On 14 May 2021, the IA issued a Guideline on Group Supervision (GL32) which sets out principles and standards on:
- Designation
- Fit and Proper Criteria
- Group Capital Adequacy
- Disclosure
- Major Acquisitions
- Pecuniary Penalty
- Corporate Governance
- Risk Management and Internal Controls
- Outsourcing
- Investment Management
- Enterprise Risk Management (ERM)
- Group Internal Economic Capital Assessment (GIECA).
The above headings give a broad sense of the content of the GWS framework.
Group capital:
- The supervised group’s tier 1 group capital must be not less than a specified ‘minimum capital requirement’.
- The sum of the supervised group’s tier 1 group capital and tier 2 group capital must not be less than a specified ‘prescribed capital requirement’.
Group capital is calculated similar to a local capital summation method (rather than a group consolidation approach).
The DIHC must prepare an annual report on the capital requirements of the supervised group and certain members.
Major acquisitions: Major acquisitions (being more than 50% of a company) by any member of the supervised group must be approved by the HKIA (or be categorised as not material under an assessment framework prepared by the DIHC and approved by the IA).
Group control functions: The DIHC is required to have the following control functions for the supervised group: risk management function; financial control function; compliance function; internal audit function; and actuarial function.
IA approval of senior management and key persons in control functions: IA approval is required for the DIHC’s chief executive, directors and key persons in control functions. These persons are subject to meeting ongoing fitness and proprietary requirements.
IA approval of shareholder controllers: IA approval is required for shareholder controllers (15%) of the DIHC, who are also subject to meeting ongoing fitness and proprietary requirements.
IA intervention powers: The IA has various intervention powers, including disclosure of information and documents; preparation of reports; prohibiting group transfers; requiring action to be taken in relation to the supervised group; and appointing a supervisory manager.

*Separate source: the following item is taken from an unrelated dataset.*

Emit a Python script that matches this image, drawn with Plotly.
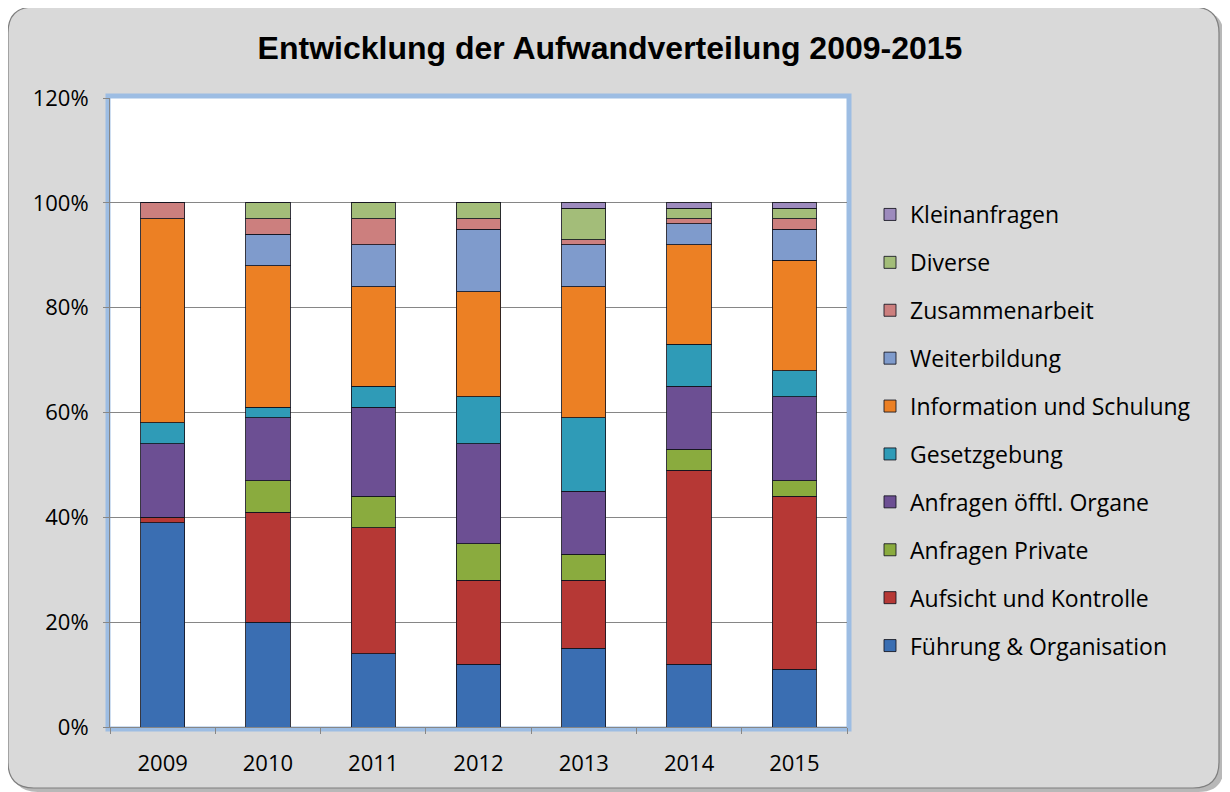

IA enforcement powers: The IA has inspection, investigation and disciplinary powers. The IA’s powers include the issuing of reprimands and financial penalties against the DIHC (rather than other members of the supervised group).
When to consider the GWS framework?
The GWS framework must be embedded in the policies and procedures of the group. It also requires event-based steps to be taken, including for capital adequacy, acquisitions, material intra-group transactions and other significant events in relation to the supervised group.
Other key developments - risk-based capital
The GWS framework, although an important part of Hong Kong’s regulatory framework, affects three insurance groups only.
Another key Hong Kong insurance development is the future introduction (possibly in 2024) of a risk-based capital (RBC) framework to reflect ICP Valuation and ICP 17 Capital Adequacy of the Insurance Core Principles promulgated by the IAIS.
The RBC framework comprises three key pillars/components:
- Pillar 1: regulatory capital rules and requirements
- Pillar 2: corporate governance and ERM (which is already in place)
- Pillar 3: reporting and disclosure requirements.
The RBC framework will result in substantive changes to Hong Kong’s insurance capital requirements, affecting Hong Kong insurers generally. In due course a number of Hong Kong insurers will likely raise new capital as a consequence of the RBC framework.